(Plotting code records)
* Begin *

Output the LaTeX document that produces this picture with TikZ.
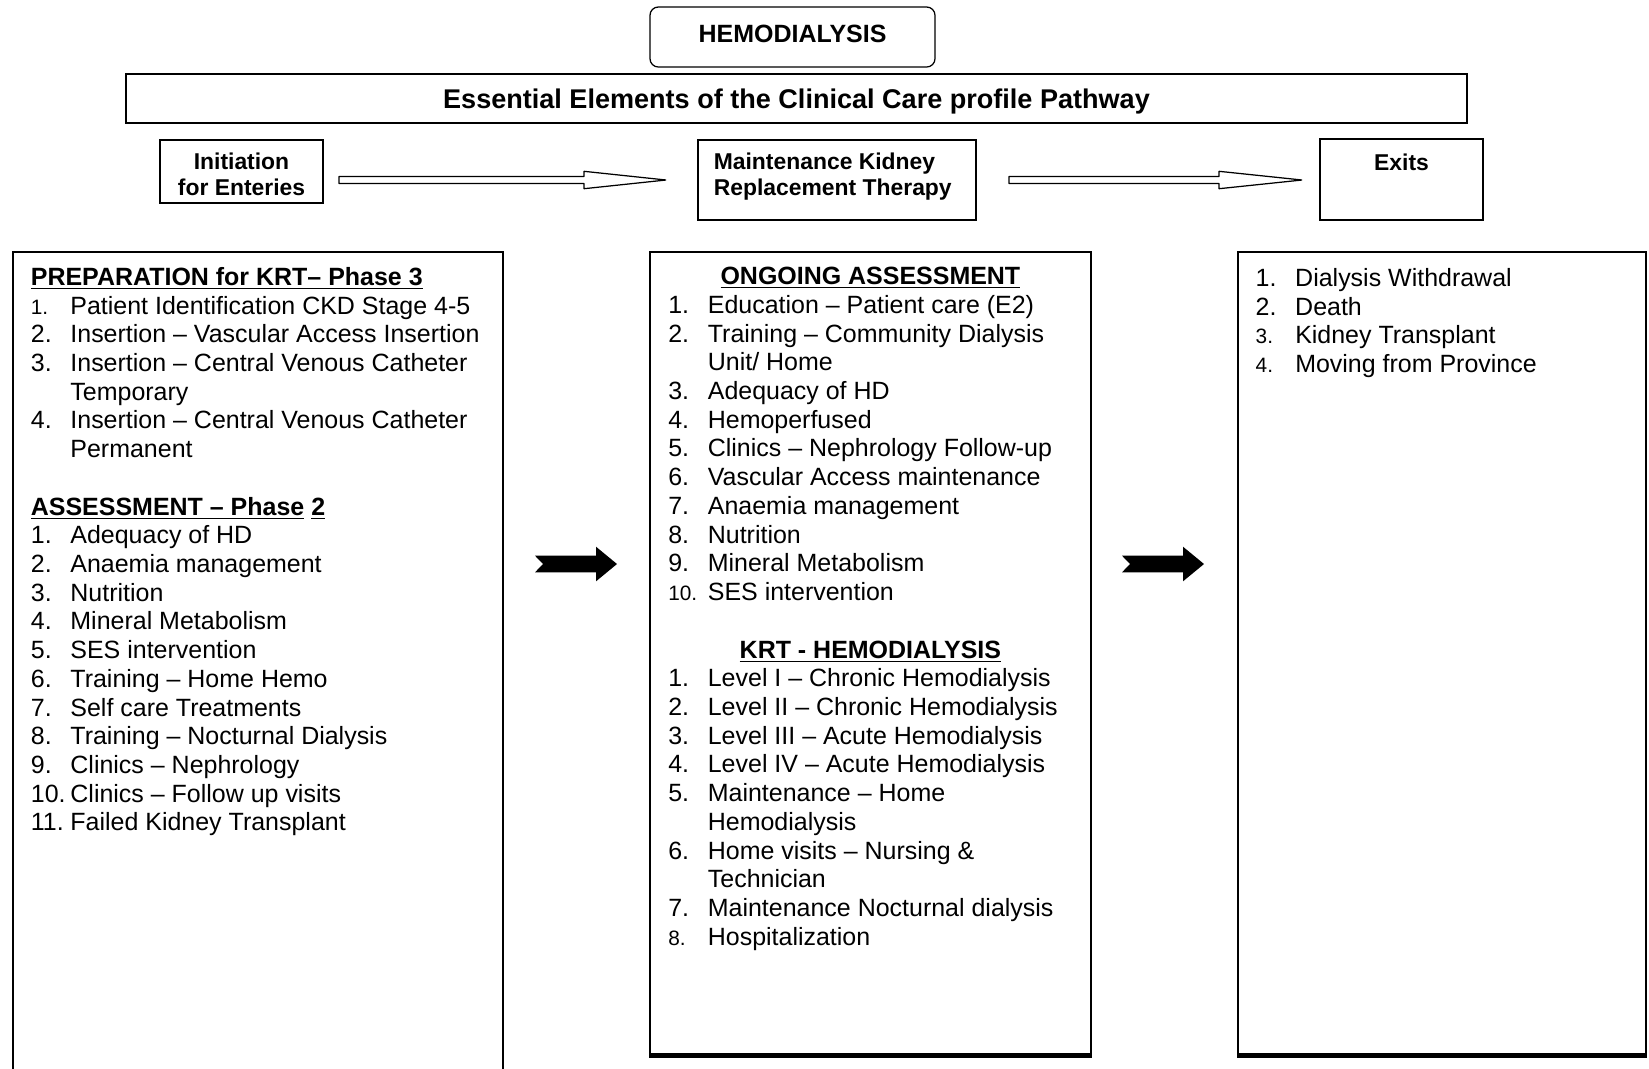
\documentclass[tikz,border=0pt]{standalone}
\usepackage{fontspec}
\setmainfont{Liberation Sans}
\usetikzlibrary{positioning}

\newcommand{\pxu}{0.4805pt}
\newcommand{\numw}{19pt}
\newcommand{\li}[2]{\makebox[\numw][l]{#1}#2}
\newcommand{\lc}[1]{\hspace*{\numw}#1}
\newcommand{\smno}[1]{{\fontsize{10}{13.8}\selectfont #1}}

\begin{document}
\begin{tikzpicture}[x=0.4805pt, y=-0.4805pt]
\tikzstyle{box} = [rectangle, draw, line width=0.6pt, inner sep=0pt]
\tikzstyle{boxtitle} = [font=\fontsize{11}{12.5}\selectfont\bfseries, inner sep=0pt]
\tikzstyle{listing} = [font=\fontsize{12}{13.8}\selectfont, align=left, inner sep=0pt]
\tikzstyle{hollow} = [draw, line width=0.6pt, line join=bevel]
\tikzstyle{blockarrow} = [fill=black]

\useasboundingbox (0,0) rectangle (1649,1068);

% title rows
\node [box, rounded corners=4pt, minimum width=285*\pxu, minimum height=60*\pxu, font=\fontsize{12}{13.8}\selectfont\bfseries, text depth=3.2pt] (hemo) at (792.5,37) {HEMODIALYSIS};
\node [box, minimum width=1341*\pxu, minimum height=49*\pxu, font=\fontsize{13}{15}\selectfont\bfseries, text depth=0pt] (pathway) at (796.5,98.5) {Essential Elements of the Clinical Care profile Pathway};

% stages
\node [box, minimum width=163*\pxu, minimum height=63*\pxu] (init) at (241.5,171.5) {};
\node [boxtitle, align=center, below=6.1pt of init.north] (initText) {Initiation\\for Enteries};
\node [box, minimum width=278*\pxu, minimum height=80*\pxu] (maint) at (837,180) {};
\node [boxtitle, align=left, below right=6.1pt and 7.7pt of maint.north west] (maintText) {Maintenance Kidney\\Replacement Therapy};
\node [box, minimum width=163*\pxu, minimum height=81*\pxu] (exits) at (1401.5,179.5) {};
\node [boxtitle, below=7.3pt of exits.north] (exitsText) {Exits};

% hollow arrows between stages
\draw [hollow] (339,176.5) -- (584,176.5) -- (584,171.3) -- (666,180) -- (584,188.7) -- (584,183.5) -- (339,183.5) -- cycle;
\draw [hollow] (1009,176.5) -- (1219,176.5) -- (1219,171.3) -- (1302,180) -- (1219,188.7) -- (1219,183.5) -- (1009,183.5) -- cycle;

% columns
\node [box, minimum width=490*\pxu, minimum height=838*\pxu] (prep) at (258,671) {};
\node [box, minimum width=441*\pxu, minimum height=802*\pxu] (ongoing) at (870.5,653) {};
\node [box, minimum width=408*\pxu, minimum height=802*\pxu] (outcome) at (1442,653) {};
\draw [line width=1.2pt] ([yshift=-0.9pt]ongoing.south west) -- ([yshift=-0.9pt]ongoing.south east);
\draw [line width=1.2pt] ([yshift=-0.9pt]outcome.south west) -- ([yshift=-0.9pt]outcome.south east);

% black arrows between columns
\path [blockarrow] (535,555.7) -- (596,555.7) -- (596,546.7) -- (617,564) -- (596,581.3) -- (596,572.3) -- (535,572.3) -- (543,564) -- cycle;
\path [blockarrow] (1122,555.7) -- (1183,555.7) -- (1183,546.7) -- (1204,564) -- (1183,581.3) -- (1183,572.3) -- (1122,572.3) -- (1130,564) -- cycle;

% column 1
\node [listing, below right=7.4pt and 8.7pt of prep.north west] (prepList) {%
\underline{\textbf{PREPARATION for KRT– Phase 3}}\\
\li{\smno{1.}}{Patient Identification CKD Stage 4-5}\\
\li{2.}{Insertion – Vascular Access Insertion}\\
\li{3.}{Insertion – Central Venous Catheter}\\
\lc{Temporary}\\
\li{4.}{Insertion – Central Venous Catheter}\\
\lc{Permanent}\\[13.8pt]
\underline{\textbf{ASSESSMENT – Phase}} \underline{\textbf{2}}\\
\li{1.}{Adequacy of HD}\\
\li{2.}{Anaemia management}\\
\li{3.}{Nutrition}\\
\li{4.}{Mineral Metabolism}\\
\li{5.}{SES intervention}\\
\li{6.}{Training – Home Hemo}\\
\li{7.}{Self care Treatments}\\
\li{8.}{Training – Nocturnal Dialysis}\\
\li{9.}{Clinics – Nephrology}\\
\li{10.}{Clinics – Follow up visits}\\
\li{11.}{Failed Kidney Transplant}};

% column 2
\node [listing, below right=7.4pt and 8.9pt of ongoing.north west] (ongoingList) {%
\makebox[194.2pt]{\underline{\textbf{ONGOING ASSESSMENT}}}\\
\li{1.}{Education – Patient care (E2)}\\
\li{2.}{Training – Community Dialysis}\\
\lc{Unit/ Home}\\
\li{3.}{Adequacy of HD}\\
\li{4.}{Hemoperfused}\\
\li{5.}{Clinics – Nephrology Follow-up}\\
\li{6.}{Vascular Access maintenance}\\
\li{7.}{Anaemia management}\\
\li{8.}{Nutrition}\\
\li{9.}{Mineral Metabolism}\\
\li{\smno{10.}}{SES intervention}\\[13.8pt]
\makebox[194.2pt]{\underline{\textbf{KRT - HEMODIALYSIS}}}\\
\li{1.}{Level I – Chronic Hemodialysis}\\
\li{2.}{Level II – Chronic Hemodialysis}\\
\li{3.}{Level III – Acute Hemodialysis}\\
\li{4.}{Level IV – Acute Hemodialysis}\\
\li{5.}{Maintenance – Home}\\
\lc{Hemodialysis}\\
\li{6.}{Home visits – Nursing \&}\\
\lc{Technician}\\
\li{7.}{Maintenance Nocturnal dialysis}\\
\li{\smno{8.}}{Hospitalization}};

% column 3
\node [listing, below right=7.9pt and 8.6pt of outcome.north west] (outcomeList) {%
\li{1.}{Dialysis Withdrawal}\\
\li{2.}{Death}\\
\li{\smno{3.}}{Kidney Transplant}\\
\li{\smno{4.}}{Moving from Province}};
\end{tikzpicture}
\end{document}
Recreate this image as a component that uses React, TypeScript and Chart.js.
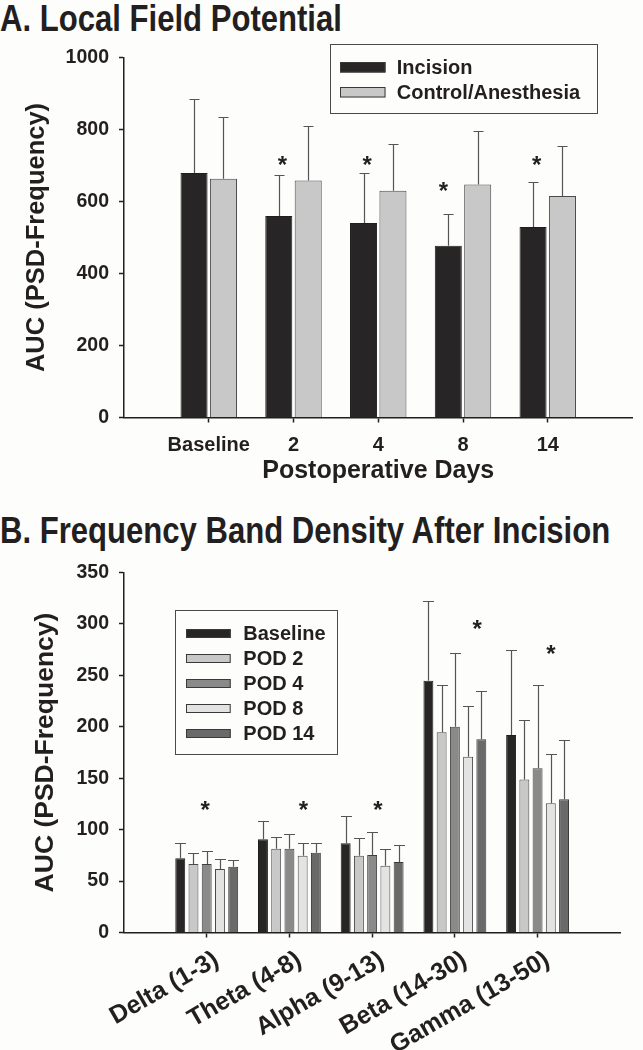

* End *

- **What is being asked**
Omit every picture, and otherwise quote the entries exactly.

- **Task output**
Output the LaTeX document that produces this picture with TikZ.
\documentclass[tikz,border=0pt]{standalone}
\usepackage{fontspec}
\setmainfont{Liberation Sans}
\usetikzlibrary{positioning}

\newcommand{\pxu}{0.4805pt}
\newcommand{\numw}{19pt}
\newcommand{\li}[2]{\makebox[\numw][l]{#1}#2}
\newcommand{\lc}[1]{\hspace*{\numw}#1}
\newcommand{\smno}[1]{{\fontsize{10}{13.8}\selectfont #1}}

\begin{document}
\begin{tikzpicture}[x=0.4805pt, y=-0.4805pt]
\tikzstyle{box} = [rectangle, draw, line width=0.6pt, inner sep=0pt]
\tikzstyle{boxtitle} = [font=\fontsize{11}{12.5}\selectfont\bfseries, inner sep=0pt]
\tikzstyle{listing} = [font=\fontsize{12}{13.8}\selectfont, align=left, inner sep=0pt]
\tikzstyle{hollow} = [draw, line width=0.6pt, line join=bevel]
\tikzstyle{blockarrow} = [fill=black]

\useasboundingbox (0,0) rectangle (1649,1068);

% title rows
\node [box, rounded corners=4pt, minimum width=285*\pxu, minimum height=60*\pxu, font=\fontsize{12}{13.8}\selectfont\bfseries, text depth=3.2pt] (hemo) at (792.5,37) {HEMODIALYSIS};
\node [box, minimum width=1341*\pxu, minimum height=49*\pxu, font=\fontsize{13}{15}\selectfont\bfseries, text depth=0pt] (pathway) at (796.5,98.5) {Essential Elements of the Clinical Care profile Pathway};

% stages
\node [box, minimum width=163*\pxu, minimum height=63*\pxu] (init) at (241.5,171.5) {};
\node [boxtitle, align=center, below=6.1pt of init.north] (initText) {Initiation\\for Enteries};
\node [box, minimum width=278*\pxu, minimum height=80*\pxu] (maint) at (837,180) {};
\node [boxtitle, align=left, below right=6.1pt and 7.7pt of maint.north west] (maintText) {Maintenance Kidney\\Replacement Therapy};
\node [box, minimum width=163*\pxu, minimum height=81*\pxu] (exits) at (1401.5,179.5) {};
\node [boxtitle, below=7.3pt of exits.north] (exitsText) {Exits};

% hollow arrows between stages
\draw [hollow] (339,176.5) -- (584,176.5) -- (584,171.3) -- (666,180) -- (584,188.7) -- (584,183.5) -- (339,183.5) -- cycle;
\draw [hollow] (1009,176.5) -- (1219,176.5) -- (1219,171.3) -- (1302,180) -- (1219,188.7) -- (1219,183.5) -- (1009,183.5) -- cycle;

% columns
\node [box, minimum width=490*\pxu, minimum height=838*\pxu] (prep) at (258,671) {};
\node [box, minimum width=441*\pxu, minimum height=802*\pxu] (ongoing) at (870.5,653) {};
\node [box, minimum width=408*\pxu, minimum height=802*\pxu] (outcome) at (1442,653) {};
\draw [line width=1.2pt] ([yshift=-0.9pt]ongoing.south west) -- ([yshift=-0.9pt]ongoing.south east);
\draw [line width=1.2pt] ([yshift=-0.9pt]outcome.south west) -- ([yshift=-0.9pt]outcome.south east);

% black arrows between columns
\path [blockarrow] (535,555.7) -- (596,555.7) -- (596,546.7) -- (617,564) -- (596,581.3) -- (596,572.3) -- (535,572.3) -- (543,564) -- cycle;
\path [blockarrow] (1122,555.7) -- (1183,555.7) -- (1183,546.7) -- (1204,564) -- (1183,581.3) -- (1183,572.3) -- (1122,572.3) -- (1130,564) -- cycle;

% column 1
\node [listing, below right=7.4pt and 8.7pt of prep.north west] (prepList) {%
\underline{\textbf{PREPARATION for KRT– Phase 3}}\\
\li{\smno{1.}}{Patient Identification CKD Stage 4-5}\\
\li{2.}{Insertion – Vascular Access Insertion}\\
\li{3.}{Insertion – Central Venous Catheter}\\
\lc{Temporary}\\
\li{4.}{Insertion – Central Venous Catheter}\\
\lc{Permanent}\\[13.8pt]
\underline{\textbf{ASSESSMENT – Phase}} \underline{\textbf{2}}\\
\li{1.}{Adequacy of HD}\\
\li{2.}{Anaemia management}\\
\li{3.}{Nutrition}\\
\li{4.}{Mineral Metabolism}\\
\li{5.}{SES intervention}\\
\li{6.}{Training – Home Hemo}\\
\li{7.}{Self care Treatments}\\
\li{8.}{Training – Nocturnal Dialysis}\\
\li{9.}{Clinics – Nephrology}\\
\li{10.}{Clinics – Follow up visits}\\
\li{11.}{Failed Kidney Transplant}};

% column 2
\node [listing, below right=7.4pt and 8.9pt of ongoing.north west] (ongoingList) {%
\makebox[194.2pt]{\underline{\textbf{ONGOING ASSESSMENT}}}\\
\li{1.}{Education – Patient care (E2)}\\
\li{2.}{Training – Community Dialysis}\\
\lc{Unit/ Home}\\
\li{3.}{Adequacy of HD}\\
\li{4.}{Hemoperfused}\\
\li{5.}{Clinics – Nephrology Follow-up}\\
\li{6.}{Vascular Access maintenance}\\
\li{7.}{Anaemia management}\\
\li{8.}{Nutrition}\\
\li{9.}{Mineral Metabolism}\\
\li{\smno{10.}}{SES intervention}\\[13.8pt]
\makebox[194.2pt]{\underline{\textbf{KRT - HEMODIALYSIS}}}\\
\li{1.}{Level I – Chronic Hemodialysis}\\
\li{2.}{Level II – Chronic Hemodialysis}\\
\li{3.}{Level III – Acute Hemodialysis}\\
\li{4.}{Level IV – Acute Hemodialysis}\\
\li{5.}{Maintenance – Home}\\
\lc{Hemodialysis}\\
\li{6.}{Home visits – Nursing \&}\\
\lc{Technician}\\
\li{7.}{Maintenance Nocturnal dialysis}\\
\li{\smno{8.}}{Hospitalization}};

% column 3
\node [listing, below right=7.9pt and 8.6pt of outcome.north west] (outcomeList) {%
\li{1.}{Dialysis Withdrawal}\\
\li{2.}{Death}\\
\li{\smno{3.}}{Kidney Transplant}\\
\li{\smno{4.}}{Moving from Province}};
\end{tikzpicture}
\end{document}
Recreate this image as a component that uses React, TypeScript and Chart.js.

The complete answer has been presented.